I think you can get some decent estimates from just algebraic manipulation, but iirc the trick here is to work with both indexes. We know that |x_n - L| < e for n > N and we need m to be sufficiently large (m > M for some M) so that |y_m - L| holds (I'm using L for the limit since I reserve M to be the measure of how large m needs to be to have convergence). Now we only care about the terms of x_n for sufficiently large n, so try working with |x_n - L| < e for n > N. Can you find an estimate involving the terms x_N, x_(N+1), ... x_(N+M)? (If this approach works as it should, you should be able to choose M at a later point)

I'm not following. Why do we only care about the terms of x_n for sufficiently large n? y_n is dependent on all x₁...x_n-1 as well.

Edit: I have this so far:

the convergence of x_n means that:
| (x__n + x__n+1 + ... + x_m) / (m - n + 1) - L | < e

Now I'm trying to incorporate y_m somehow into this inequality.

 

[clamtrox]

Okay, here's what I got in 15 minutes.
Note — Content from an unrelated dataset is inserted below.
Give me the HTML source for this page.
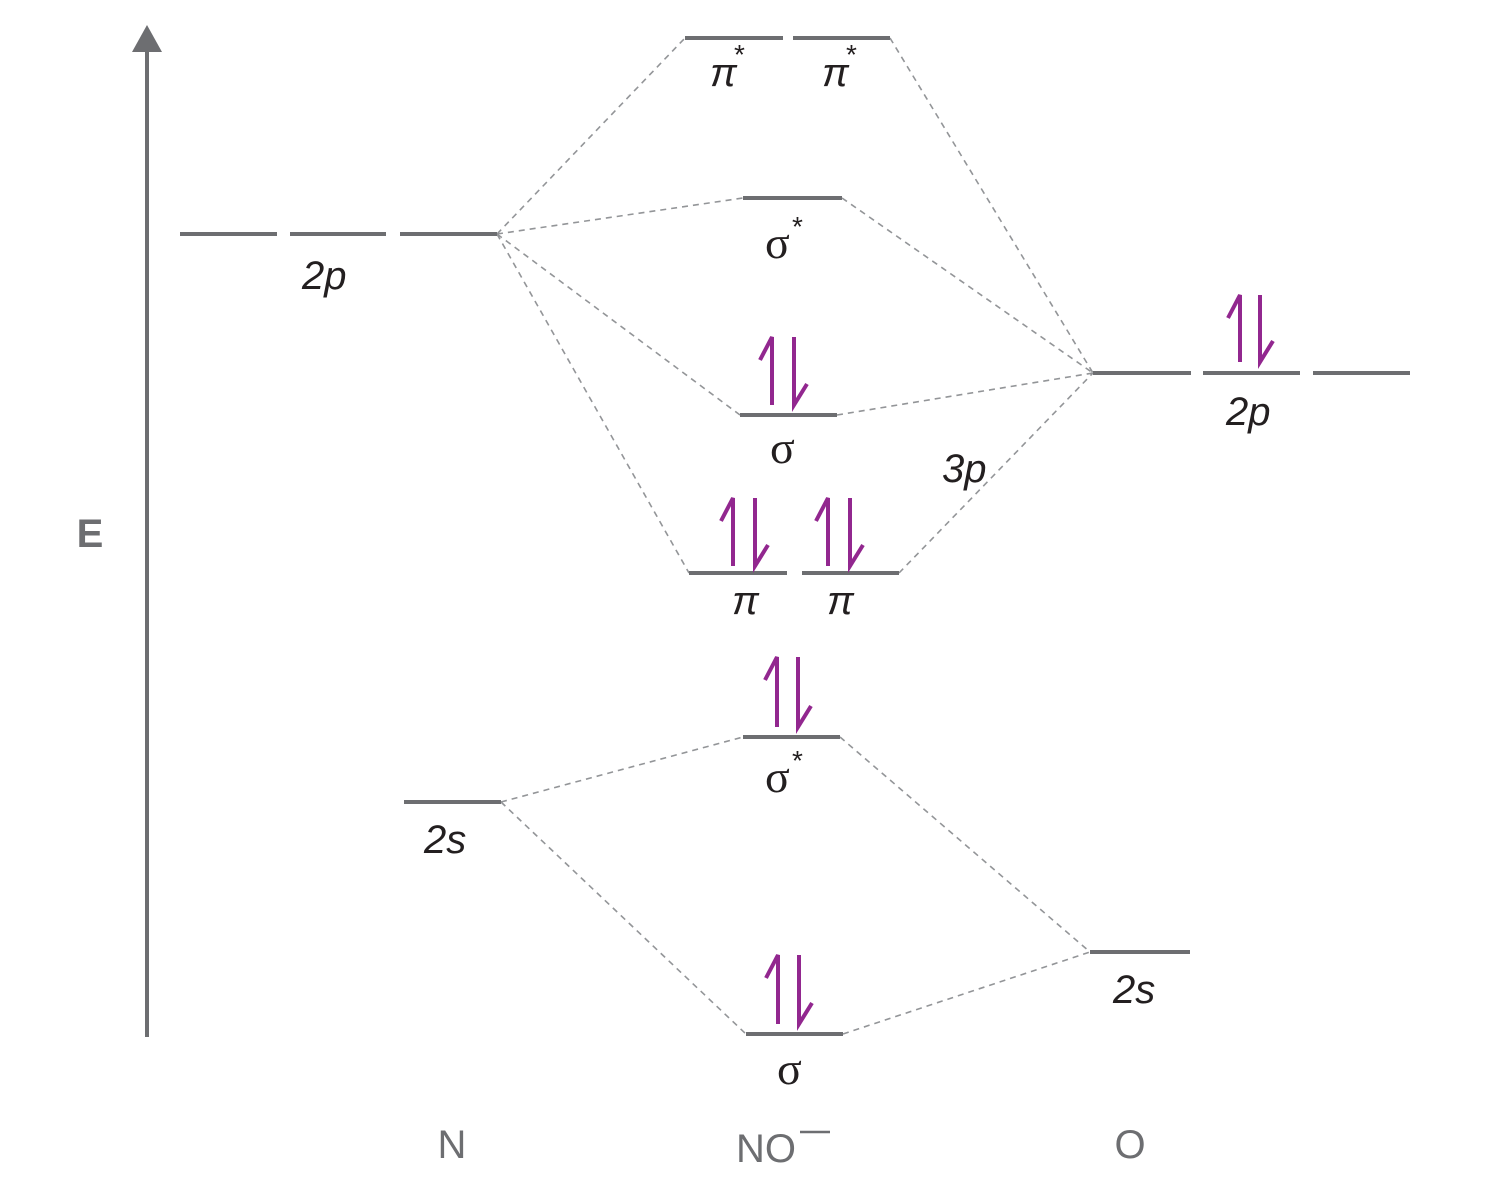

I'm a physicist so forgive me if I'm stupid :)

Using my previous definition for z_n, you have $$|y_n - M| = (z_1 + z_2 + ... + z_n)/n$$.

Now, y_n converges if for all epsilon you can find a big enough N that for all n>N, the expression above is smaller than epsilon.

But you also know that z_n converges to zero, so you can also find a large O so that for any positive real number delta, |z_n| < delta for all n>O.

The trick with the rest of the exercise is to notice that you can always choose your delta to be smaller than epsilon. It should be very straightforward then to evaluate that

$$(z_1 + z_2 +...+ z_N + ... z_m)/m < (z_1 + z_2 + ... +z_N + \epsilon + \epsilon +...)/m$$ etc, the rest is trivial. The key part is choosing delta to be smaller than epsilon (which you can always do).

 

[lamar333]

Here's how I did it. (There are several ways, but I think this way is the most direct.)

x_n-->L & y_n=(x_1+...+x_n)/n ==> y_n-->L

PROOF:
x_n-->L, so L-e<x_n<L+e for all n>N.

So, x_n/(L-e)>1 and x_n/(L+e)<1.

Now, let y_n

=[x_1+...+x_(N-1)]/n + [x_N+...+x_n]/n.

The first term converges to 0. We focus on the second.

Note that,

(x_N+...+x_n)/n = (x_N+...+x_n)/(n-N+1) - N(x_N+...+x_n)/[n(n-N+1)] + (x_N+...+x_n)/[n(n-N+1)].

Also, by hypothesis,

x_N/(L+e)+...+x_n/(L+e) < n-N+1, since each term is less than 1.
So,
(x_N+...+x_n)/(n-N+1) < (L+e).
And,
x_N/(L-e)+...+x_n/(L-e) > n-N+1
so,
(x_N+...+x_n)/(n-N+1) > (L-e).
Thus,
(x_N+...+x_n)/(n-N+1) --> L.
Thus,
(x_N+...+x_n)/n = (x_N+...+x_n)/(n-N+1) - N(x_N+...+x_n)/[n(n-N+1)] + (x_N+...+x_n)/[n(n-N+1)] --> L - 0(L) + 0(L) = L.

Thus, y_n--> L.

 

[Rebooter]

Homework Statement

( x_n ) is given.

y_m = ( x₁ + . . . + x_m ) / m

show that if x_n converges to M, then y_m converges to M

Sorry I don't like any of the answers here so here I go:

y_m = the average of a convergent sequence.
Here's the slim jim of it all without wasting pages upon pages to prove it.
x₁...x_m approaches M when divided by m ... this becomes M! (infinite sequence approaching any number divided by infinity = that number)

ym therefore = M ... easy

 

[lanedance]

hasn't this been shut for years?

 

[lamar333]

Yeah, I was just asked to prove this using nothing but the definition of convergence. As I struggled with it, I came across this thread and decided to post what I got.